Il successo che la tragedia ottiene nella messa in scena del 16 giugno 1775 al teatro Carignano di Torino incoraggia il poeta a dedicarsi totalmente a questo genere letterario, infondendogli «in ogni vena un sì fatto bollore [ardore] e furore di conseguire un giorno meritatamente una vera palma [gloria] teatrale, che non mai febbre alcuna di amore mi avea con tanta impetuosità assalito». Nella celebre frase «  Volli, e volli sempre, e fortissimamente volli» (contenuta in una lettera al drammaturgo Ranieri de’ Calzabigi, del 6 settembre 1783) il poeta esprimerà il fermo impegno assunto con sé stesso, dopo l’applaudita rappresentazione di quella sua prima tragedia, di compiere ogni sforzo per diventare un autentico autore tragico.
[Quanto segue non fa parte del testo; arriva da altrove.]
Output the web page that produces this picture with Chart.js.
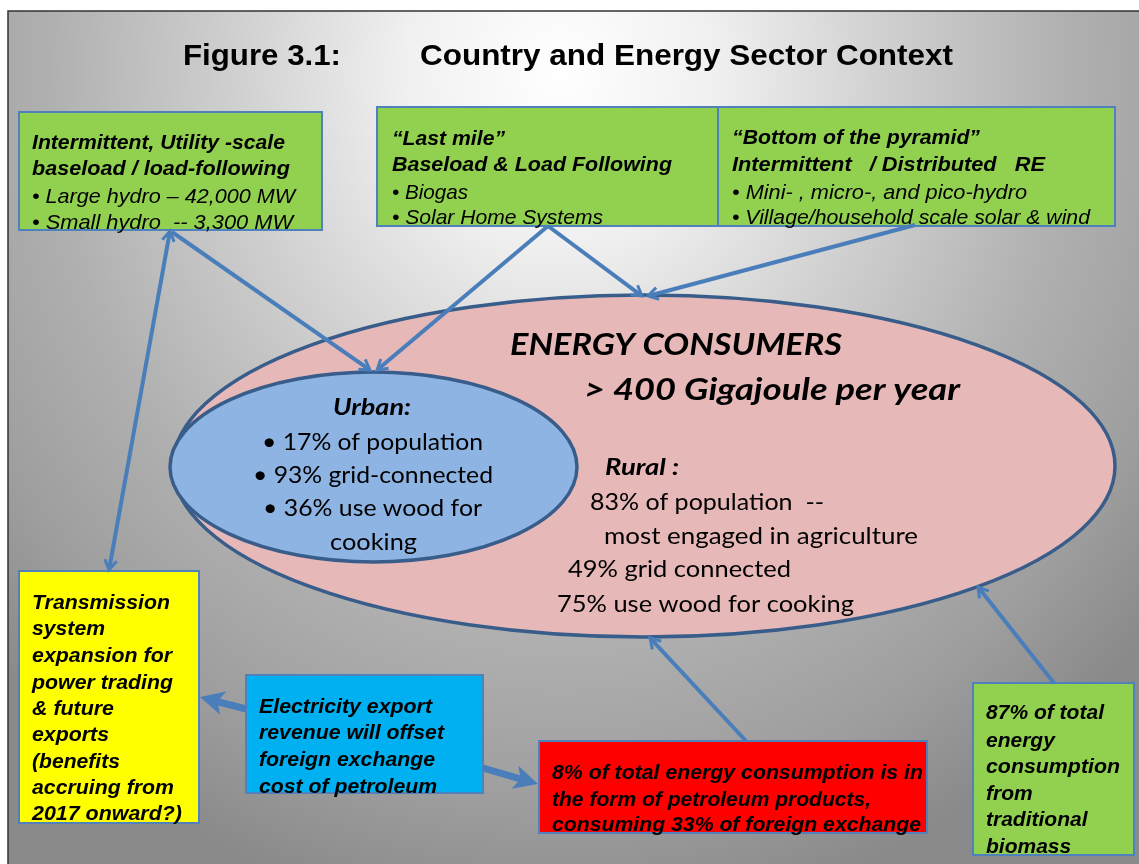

La produzione principale di Alfieri è racchiusa in poco più di un decennio (1777-1789). Oltre alle 19 tragedie vanno ricordati due importanti trattati politici, Della tirannide (1777) e Del principe e delle lettere (1778-1786), cui si aggiunge un cospicuo numero di poesie raccolte sotto il titolo di Rime.

In questi anni Alfieri stravolge le sue vecchie abitudini di nobile mondano per dedicarsi esclusivamente alla scrittura, che acquista ai suoi occhi una funzione catartica (ossia di purificazione dalle passioni) e insieme politica, esortando i lettori al valore e alla pratica della libertà.

Folgorato dalla scoperta della tragedia, egli riprende gli studi con tenacia e ostinazione, passando in rassegna i classici della letteratura italiana e latina; parte inoltre per la Toscana, con l’intento di “spiemontizzare” sia la sua lingua sia la sua forma mentis, condizionata dal chiuso provincialismo del regno sabaudo.

Il poeta soggiorna a Siena e poi, per tre anni, a Firenze, dove incontra la donna della sua vita, la contessa  Luisa Stolberg d’Albany, moglie di un anziano nobile inglese cui Alfieri cerca con ogni mezzo di sottrarla, andando incontro anche ad avventure rocambolesche.

Nel 1778, per lasciarsi definitivamente alle spalle quel Piemonte periferico che percepisce come una gabbia, cede l’intero patrimonio alla sorella, da sempre molto amata, tenendo per sé soltanto una pensione che gli consenta di vivere senza preoccupazioni e di dedicarsi a tempo pieno alle lettere. Sempre all’inseguimento dell’amata contessa d’Albany, lo ritroviamo negli anni successivi in diverse località italiane e poi in Alsazia, dove rimane con lei fino al 1787.

A partire dallo stesso 1787 è con lei a Parigi per curare l’edizione delle sue tragedie. Nel 1789, quando scoppia la Rivoluzione, è ancora in Francia. Saluta positivamente gli eventi rivoluzionari, ma si tratta di un entusiasmo breve, poiché lo scrittore coglie presto, negli atti del nuovo governo, una tirannia che giudica volgare e plebea e che lo porta a rinnegare l’appoggio iniziale, collocandosi su posizioni conservatrici.

Nel 1792, minacciato in quanto nobile, fugge da Parigi per tornare a Firenze, dove resta fino alla morte, che lo coglie nel 1803, in estrema solitudine, insidiato dall’ombra della follia e a contatto soltanto con gli amati classici.

Ugo Foscolo, il poeta che più di tutti promuoverà il suo mito, tenta invano, fino all’ultimo, di incontrarlo: «Il tragico italiano passò gli ultimi anni della sua vita tra un’arrogante irascibilità ed una profonda melanconia che talvolta cresceva a segno da non renderlo responsabile delle proprie azioni». Viene sepolto nella basilica di Santa Croce, a Firenze, dove la contessa d’Albany fa erigere in sua memoria un monumento funebre scolpito dal più celebrato artista del Neoclassicismo, Antonio Canova.